Businesses in East Asia have another reason to play a critical role in promoting social innovation: an underdeveloped third sector compared with those in the US and European countries. Although nonprofit organizations developed rapidly in the last 20 years in Japan, Korea, and China, the structure of a strong state that has a strong grip on power, and a weak civil society that emphasizes economic rather than political rights, remains unchanged. In this environment, it is hard for the third sector alone to scale solutions.

 

New Insights

This supplement features case studies and research that demonstrate the potential of business to foster social innovation in Northeast Asia and Southeast Asia. Articles examine the largest environmental organization in China, which is run by 900 business leaders; the social enterprise that developed what is now the most popular gay social network app in the world; and the businesses across East Asia that drive societal change in the region by implementing global indexes such as the SDGs Goals and the Benefit Impact Assessment tool.

In each of these articles, the ideas that separate “for-profit” and “for-public” organizations are blurred. The creativity and determination featured in the case studies illustrate the potential that businesses have when they play a leading role in promoting social innovation and solving major problems in the region. At the same time, a fundamental shift from maximizing profits for shareholders to a stakeholder economy that prioritizes sustainability and inclusiveness requires more than cherry-picking a few goals on the SDG chart. Instead, businesses need to prioritize sustainability and inclusiveness by redesigning their strategy to create long-term shared value.
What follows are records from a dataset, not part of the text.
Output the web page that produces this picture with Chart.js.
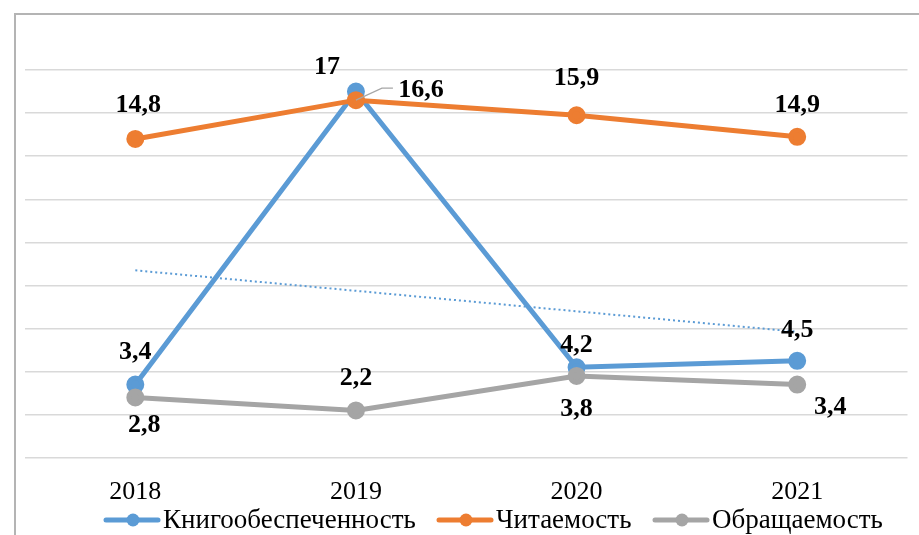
<!DOCTYPE html>
<html>
<head>
<meta charset="utf-8">
<script src="https://cdn.jsdelivr.net/npm/chart.js@4.4.1/dist/chart.umd.min.js"></script>
<style>
  body { margin: 0; background: #ffffff; }
  #wrap { width: 919px; height: 535px; position: relative; }
</style>
</head>
<body>
<div id="wrap"><canvas id="libChart"></canvas></div>
<script>
// ==============================
// DATA
// ==============================
const years = ["2018", "2019", "2020", "2021"];
const knigoValues = [3.4, 17, 4.2, 4.5];
const chitValues = [14.8, 16.6, 15.9, 14.9];
const obrValues = [2.8, 2.2, 3.8, 3.4];
// пунктирная линия тренда (по картинке)
const trendValues = [8.7, 7.75, 6.8, 5.85];

const knigoName = "Книгообеспеченность";
const chitName = "Читаемость";
const obrName = "Обращаемость";

const BLUE = "#5b9bd5";
const ORANGE = "#ed7d31";
const GREY = "#a5a5a5";
const SERIF = "'Liberation Serif', 'Times New Roman', serif";

// сдвиг подписей относительно точки (dx, dy)
const labelOffsets = [
  [[0, -32], [-29, -24], [0, -22], [0, -31]],   // Книгообеспеченность
  [[3, -34], [65, -10], [0, -37], [0, -32]],    // Читаемость
  [[9, 28], [0, -32], [0, 33], [33, 23]],       // Обращаемость
];

// ==============================
// PLUGIN: рамка, подписи, легенда
// ==============================
const decorPlugin = {
  id: "decor",
  beforeDraw(chart) {
    const c = chart.ctx;
    c.save();
    c.fillStyle = "#ffffff";
    c.fillRect(0, 0, chart.width, chart.height);
    c.strokeStyle = "#b4b4b4";
    c.lineWidth = 2;
    c.strokeRect(15, 14, 1000, 1000);
    c.restore();
  },
  afterDatasetsDraw(chart) {
    const c = chart.ctx;
    c.save();
    c.font = "bold 26px " + SERIF;
    c.fillStyle = "#000000";
    c.textAlign = "center";
    c.textBaseline = "middle";
    [0, 1, 2].forEach((di) => {
      const meta = chart.getDatasetMeta(di);
      const vals = chart.data.datasets[di].data;
      meta.data.forEach((pt, i) => {
        const off = labelOffsets[di][i];
        const txt = String(vals[i]).replace(".", ",");
        c.fillText(txt, pt.x + off[0], pt.y + off[1]);
      });
    });
    // выноска для 16,6
    const p = chart.getDatasetMeta(1).data[1];
    c.strokeStyle = "#a6a6a6";
    c.lineWidth = 1.2;
    c.beginPath();
    c.moveTo(p.x, p.y);
    c.lineTo(p.x + 26, p.y - 12);
    c.lineTo(p.x + 37, p.y - 12);
    c.stroke();

    // легенда
    const items = [
      { name: knigoName, color: BLUE, x: 106 },
      { name: chitName, color: ORANGE, x: 439 },
      { name: obrName, color: GREY, x: 655 },
    ];
    const ly = 520;
    c.font = "27px " + SERIF;
    c.textAlign = "left";
    items.forEach((it) => {
      c.strokeStyle = it.color;
      c.lineWidth = 5;
      c.lineCap = "round";
      c.beginPath();
      c.moveTo(it.x, ly);
      c.lineTo(it.x + 52, ly);
      c.stroke();
      c.fillStyle = it.color;
      c.beginPath();
      c.arc(it.x + 27, ly, 6.5, 0, Math.PI * 2);
      c.fill();
      c.fillStyle = "#000000";
      c.fillText(it.name, it.x + 57, ly + 1);
    });
    c.restore();
  },
};

// ==============================
// CHART
// ==============================
const ctx = document.getElementById("libChart").getContext("2d");
const lineChart = new Chart(ctx, {
  type: "line",
  data: {
    labels: years,
    datasets: [
      {
        label: knigoName,
        data: knigoValues,
        borderColor: BLUE,
        backgroundColor: BLUE,
        borderWidth: 5,
        pointRadius: 6.5,
        tension: 0,
        order: 3,
      },
      {
        label: chitName,
        data: chitValues,
        borderColor: ORANGE,
        backgroundColor: ORANGE,
        borderWidth: 5,
        pointRadius: 6.5,
        tension: 0,
        order: 2,
      },
      {
        label: obrName,
        data: obrValues,
        borderColor: GREY,
        backgroundColor: GREY,
        borderWidth: 5,
        pointRadius: 6.5,
        tension: 0,
        order: 1,
      },
      {
        label: "trend",
        data: trendValues,
        borderColor: BLUE,
        borderWidth: 2,
        borderDash: [2, 3],
        pointRadius: 0,
        tension: 0,
        order: 4,
      },
    ],
  },
  options: {
    responsive: true,
    maintainAspectRatio: false,
    animation: false,
    layout: { padding: { left: 25, right: 11, top: 70, bottom: 16 } },
    scales: {
      x: {
        offset: true,
        grid: { display: false },
        border: { display: false },
        ticks: { color: "#000000", font: { family: SERIF, size: 26 }, padding: 11 },
      },
      y: {
        min: 0,
        max: 18,
        ticks: { display: false, stepSize: 2 },
        grid: { color: "#d9d9d9", lineWidth: 1.5, drawTicks: false },
        border: { display: false },
      },
    },
    plugins: {
      legend: { display: false },
      tooltip: { enabled: false },
    },
  },
  plugins: [decorPlugin],
});
</script>
</body>
</html>
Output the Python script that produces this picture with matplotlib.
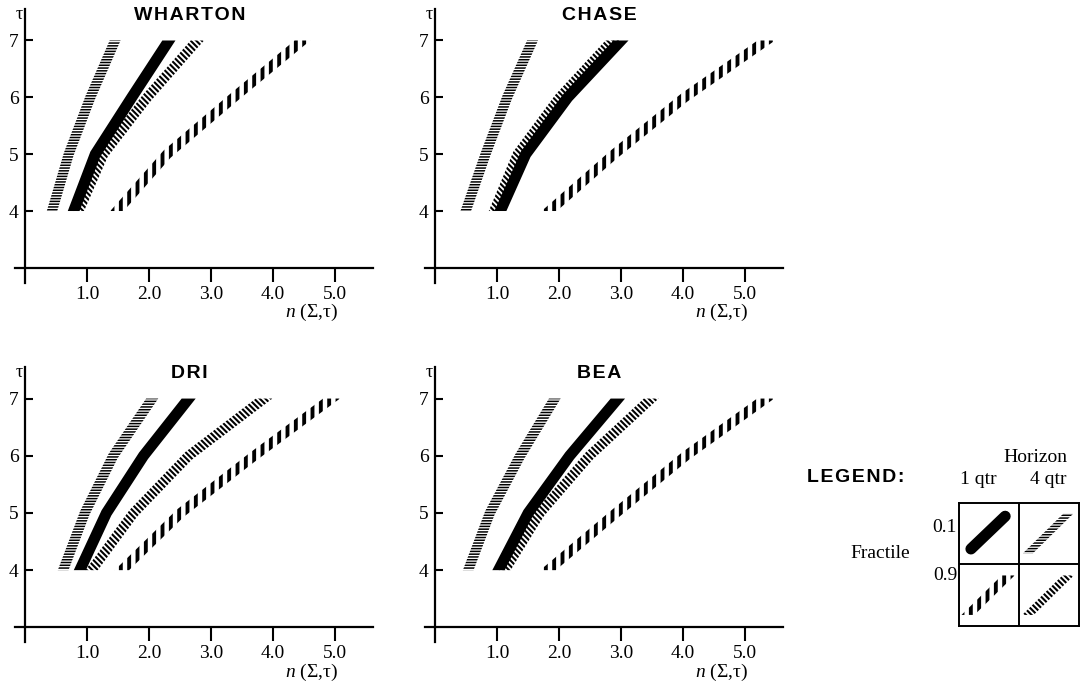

Articles in this supplement demonstrate that social innovation led by businesses in Asia is an emerging field that takes many different forms, and one of the keys to success is cross-sector collaboration that allows businesses to identify the right role to play to maximize their impact. Whether it’s the “collective philanthropy” of 900 business leaders in China, the first health-care social impact bond issued via a partnership between a new foundation and the city of Kobe in Japan, or an LGBT group in China that took a long and winding road to grow into a multimillion-dollar social enterprise, breakthroughs require a deep understanding of local culture. Raising awareness is not always enough, but a first step might be bringing about changes in people’s subconscious behavior.

The good news is that younger generations in East Asia, powered by new technologies, approach societal problems differently than older generations. Whether they are next-generation philanthropists devoted to establishing an ecosystem to support social innovation, or thousands of students who are taking classes on social innovation and sustainability at universities across Asia, this generation sees social issues as part of their mission from day one. They don’t care about format or identity; they are happy to blur the boundaries between business and philanthropy to pursue both profit and purpose. For them, business is a tool to do philanthropy better. Above all, they agree that a healthy society needs to be more diverse and inclusive.

This supplement seeks to provide insight and inspiration on how businesses and leaders in East Asia are responding to new social challenges. At a time of increasing social division within and between countries, we believe that these articles offer hope that entrepreneurs in Asia, like their counterparts in the West, are taking on those new challenges.